Sept. 8, 2021 (EIRNS) — Italian energy company ENI announced a successful test in fusion magnetic confinement through high-temperature superconducting technology. The test was accomplished by CFS (Commonwealth Fusion Systems), a spin-off company of the Massachusetts Institute of Technology’s Plasma Science and Fusion Center, established in 2018, of which ENI is a shareholder.
            A statement on ENI’s webpage says that “CFS has successfully completed the test aiming to demonstrate the operation of the innovative magnet for plasma fusion confinement, for the first time made with HTS (High Temperature Superconductor) technology.
            “The test concerned the superconducting technologies and it showed the possibility of maintaining the magnet in the superconducting regime with a high stability of all the fundamental parameters for its use in a fusion power plant. The innovation will contribute to a significant reduction in plant costs, ignition and maintenance energy of the fusion process and in the general system complexity, nearing the time and reducing the effort to build a demonstration plant that will produce more energy than that required to maintain the fusion process (net energy production plant). This will subsequently allow constructing and conveniently deploying power plants throughout the world, connecting them to the electricity grid without expensive custom-made generation and transport infrastructures.
            “On the basis of this important achievement, CFS confirms its roadmap and intends to build the first experimental device with net energy production named SPARC by 2025, followed by the first demonstration plant, known as ARC , that could start feeding energy into the grid over the next decade, according to schedule.
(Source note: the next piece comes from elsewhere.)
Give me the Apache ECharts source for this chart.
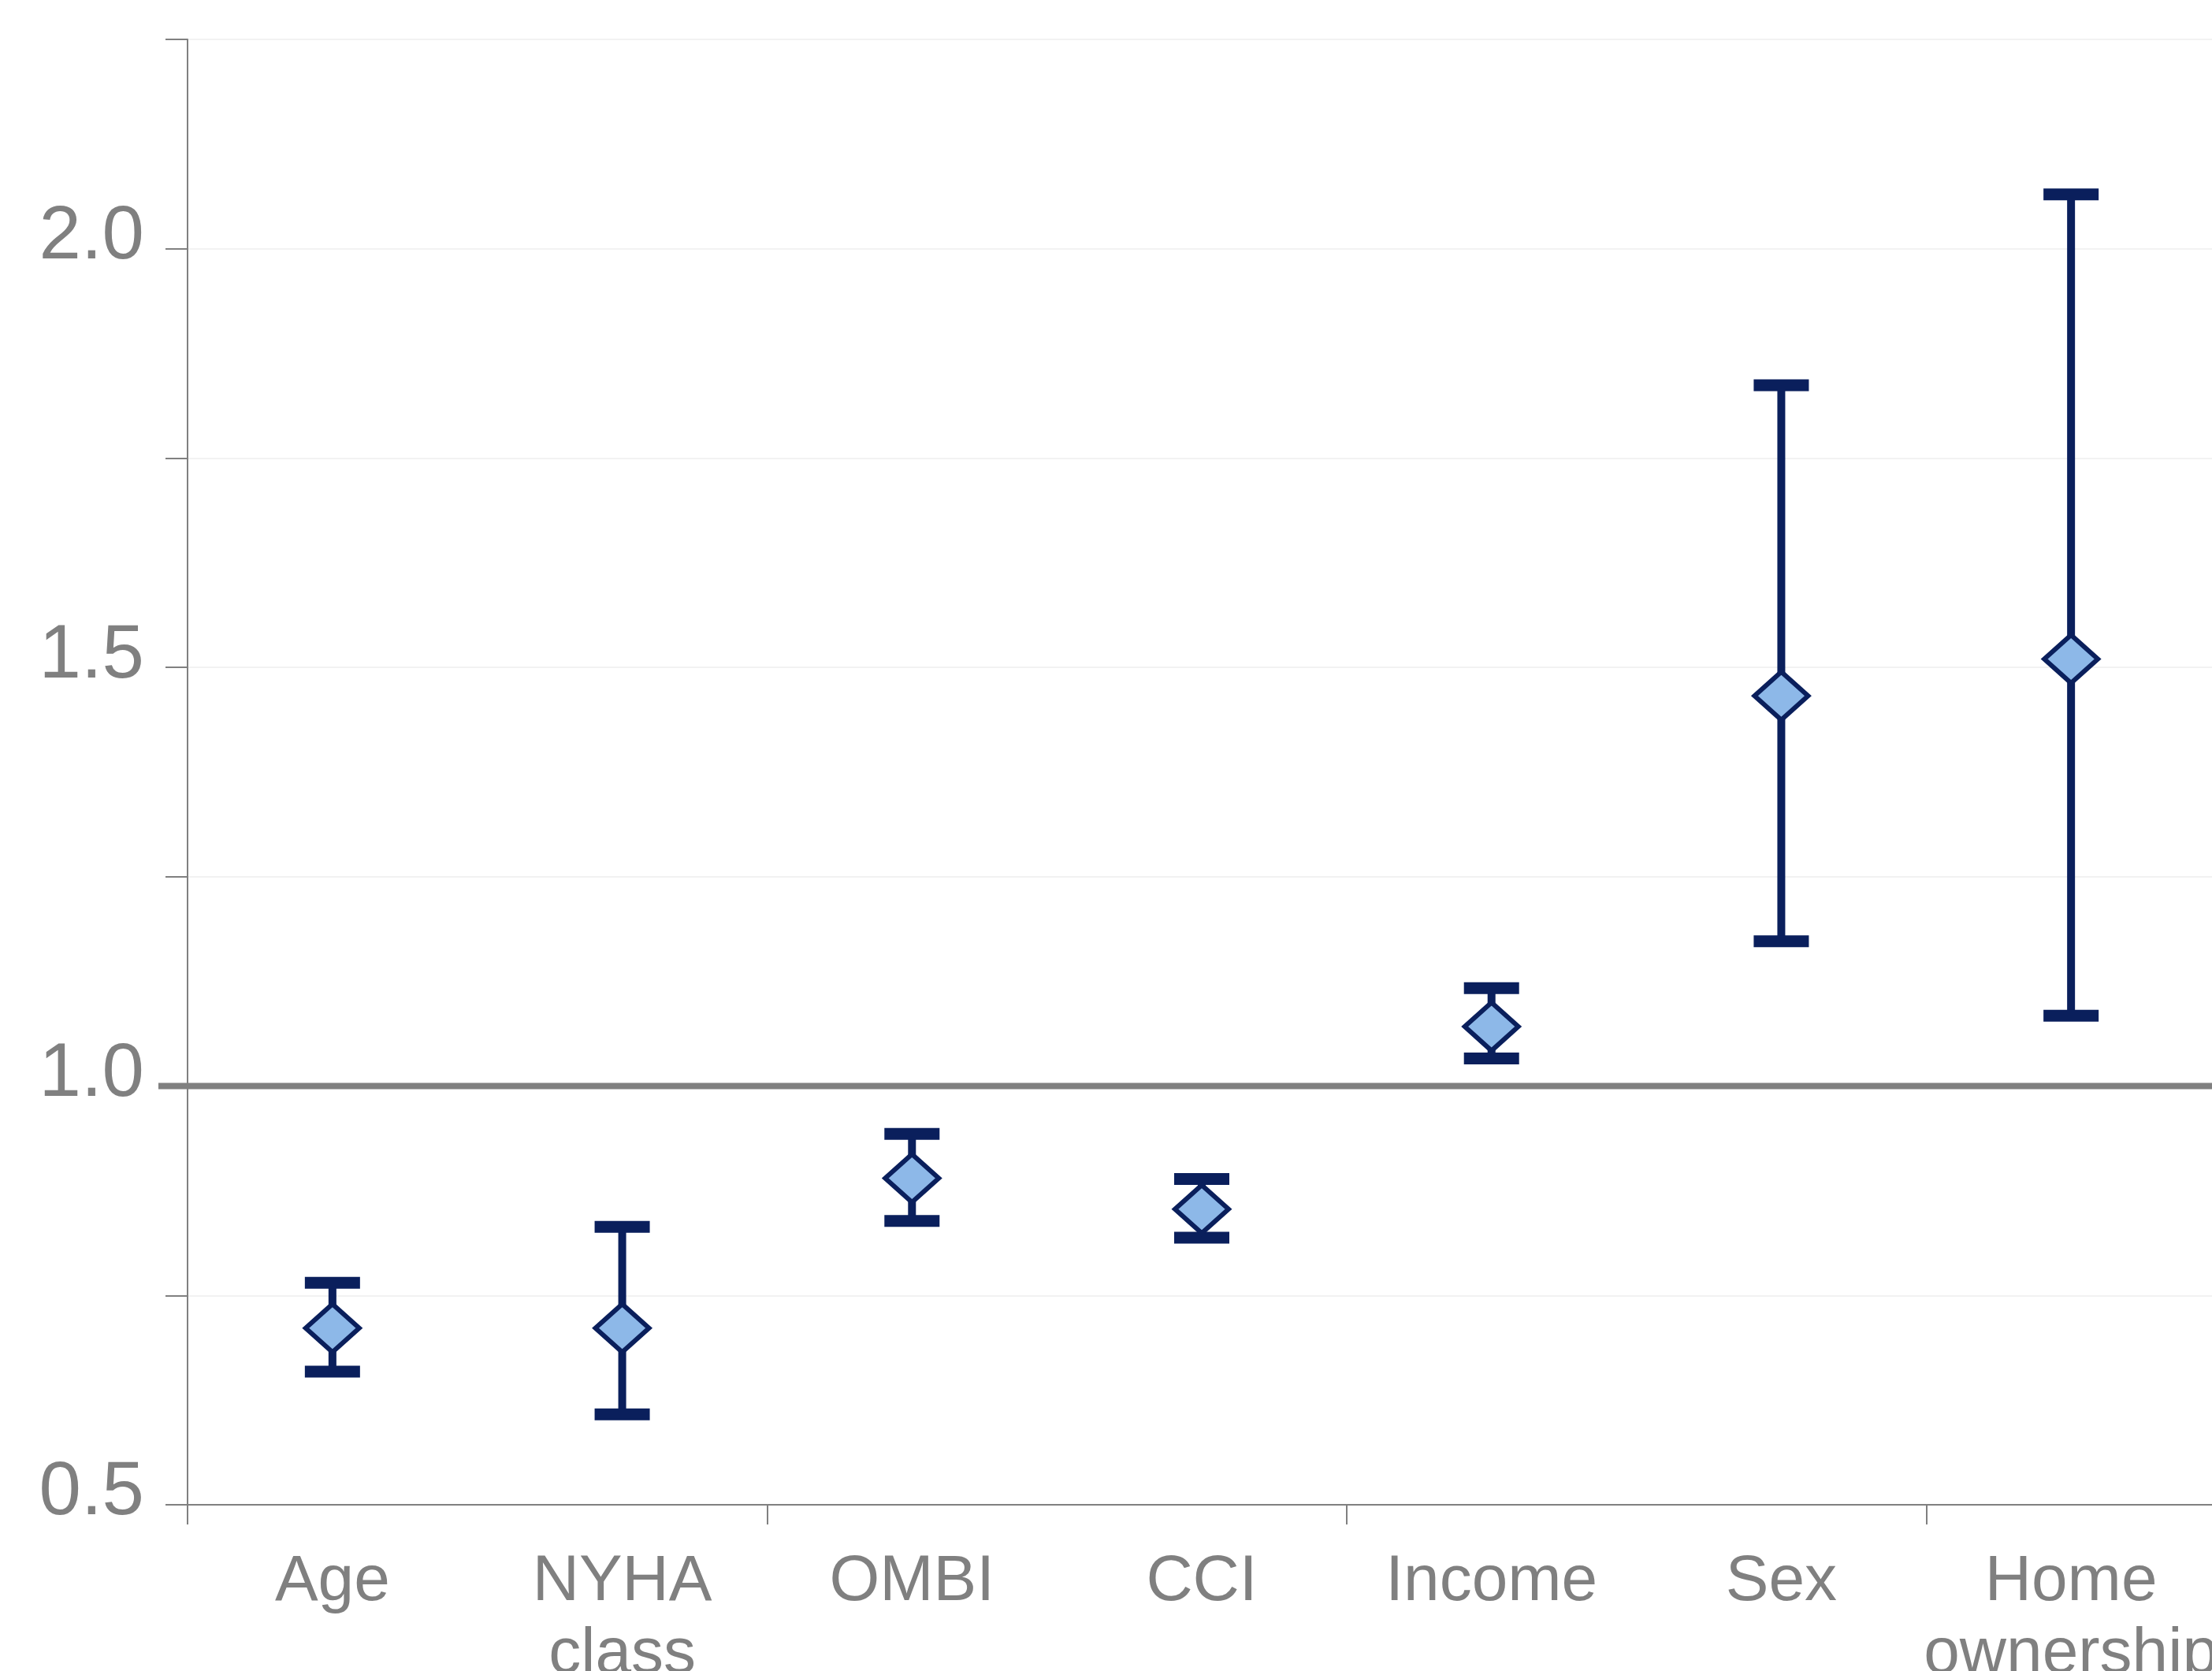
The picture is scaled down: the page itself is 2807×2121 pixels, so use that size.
<!DOCTYPE html>
<html>
<head>
<meta charset="utf-8">
<title>Odds ratios with 95% confidence intervals</title>
<script src="https://cdn.jsdelivr.net/npm/echarts@6/dist/echarts.min.js"></script>
<style>
  html, body { margin: 0; padding: 0; background: #ffffff; width: 2807px; height: 2121px; overflow: hidden; }
  #chart { position: absolute; left: 0; top: 0; width: 2807px; height: 2121px; overflow: hidden; }
</style>
</head>
<body>
<div id="chart"></div>
<script>
// Predictors on the x axis
const categories = ['Age', 'NYHA\nclass', 'OMBI', 'CCI', 'Income', 'Sex', 'Home\nownership'];
// Point estimates
const estimates = [0.711, 0.711, 0.890, 0.853, 1.071, 1.466, 1.510];
// Lower and upper bounds of the confidence intervals
const lowerCI = [0.659, 0.608, 0.839, 0.819, 1.033, 1.173, 1.084];
const upperCI = [0.765, 0.832, 0.943, 0.889, 1.117, 1.837, 2.065];
// Reference value (no effect)
const referenceValue = 1.0;
// Y axis range and step
const yMin = 0.5, yMax = 2.25, yStep = 0.25;

const navy = '#0A1F5C';
const fillBlue = '#8DB8E8';
const grey = '#808080';
const fontFamily = '"Liberation Sans", Arial, Helvetica, sans-serif';

const chart = echarts.init(document.getElementById('chart'), null, { renderer: 'canvas', width: 2807, height: 2121 });

const intervalData = categories.map((c, i) => [i, lowerCI[i], upperCI[i]]);
const pointData = categories.map((c, i) => [i, estimates[i]]);

chart.setOption({
  backgroundColor: '#ffffff',
  animation: false,
  grid: {
    left: 238, top: 50, width: 2574, height: 1860,
    containLabel: false,
    outerBoundsMode: 'none'
  },
  xAxis: {
    type: 'category',
    data: categories,
    boundaryGap: true,
    axisLine: { show: true, lineStyle: { color: grey, width: 2 } },
    axisTick: { show: true, interval: 1, length: 25, lineStyle: { color: grey, width: 2 } },
    axisLabel: {
      interval: 0,
      color: grey,
      fontFamily: fontFamily,
      fontSize: 82,
      lineHeight: 92,
      margin: 52
    },
    splitLine: { show: false }
  },
  yAxis: {
    type: 'value',
    min: yMin,
    max: yMax,
    interval: yStep,
    axisLine: { show: true, lineStyle: { color: grey, width: 2 } },
    axisTick: { show: true, length: 28, lineStyle: { color: grey, width: 2 } },
    axisLabel: {
      color: grey,
      fontFamily: fontFamily,
      fontSize: 96,
      margin: 55,
      lineHeight: 28,
      verticalAlign: 'bottom',
      formatter: function (v) {
        return Math.abs(v * 2 - Math.round(v * 2)) < 1e-9 ? v.toFixed(1) : '';
      }
    },
    splitLine: { show: true, lineStyle: { color: '#f2f2f2', width: 2 } }
  },
  series: [
    {
      // Reference line at 1.0, running slightly past the left axis
      type: 'custom',
      z: 2,
      silent: true,
      data: [[0, referenceValue]],
      encode: { x: 0, y: 1 },
      renderItem: function (params, api) {
        const cs = params.coordSys;
        const y = api.coord([0, api.value(1)])[1];
        return {
          type: 'line',
          shape: { x1: cs.x - 37, y1: y, x2: cs.x + cs.width, y2: y },
          style: { stroke: grey, lineWidth: 8 }
        };
      }
    },
    {
      // Confidence interval whiskers with flat caps
      type: 'custom',
      z: 3,
      data: intervalData,
      encode: { x: 0, y: [1, 2] },
      renderItem: function (params, api) {
        const i = api.value(0);
        const pLo = api.coord([i, api.value(1)]);
        const pHi = api.coord([i, api.value(2)]);
        const stemW = 10, capW = 70, capH = 15;
        return {
          type: 'group',
          children: [
            { type: 'rect', shape: { x: pHi[0] - stemW / 2, y: pHi[1], width: stemW, height: pLo[1] - pHi[1] }, style: { fill: navy } },
            { type: 'rect', shape: { x: pHi[0] - capW / 2, y: pHi[1] - capH / 2, width: capW, height: capH }, style: { fill: navy } },
            { type: 'rect', shape: { x: pLo[0] - capW / 2, y: pLo[1] - capH / 2, width: capW, height: capH }, style: { fill: navy } }
          ]
        };
      }
    },
    {
      // Point estimates
      type: 'scatter',
      z: 4,
      data: pointData,
      symbol: 'diamond',
      symbolSize: [68, 61],
      itemStyle: { color: fillBlue, borderColor: navy, borderWidth: 6, opacity: 1 }
    }
  ]
});
</script>
</body>
</html>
            “SPARC will be built by assembling a total of 18 identical HTS magnet coils (similar to the one tested), in a toroidal configuration (a doughnut shape named “tokamak”) to generate a magnetic field with the strength and stability necessary to contain a plasma of hydrogen isotopes at temperatures of around 100 million degrees, at which the fusion of atomic nuclei can occur with the release of a very high quantity of energy.”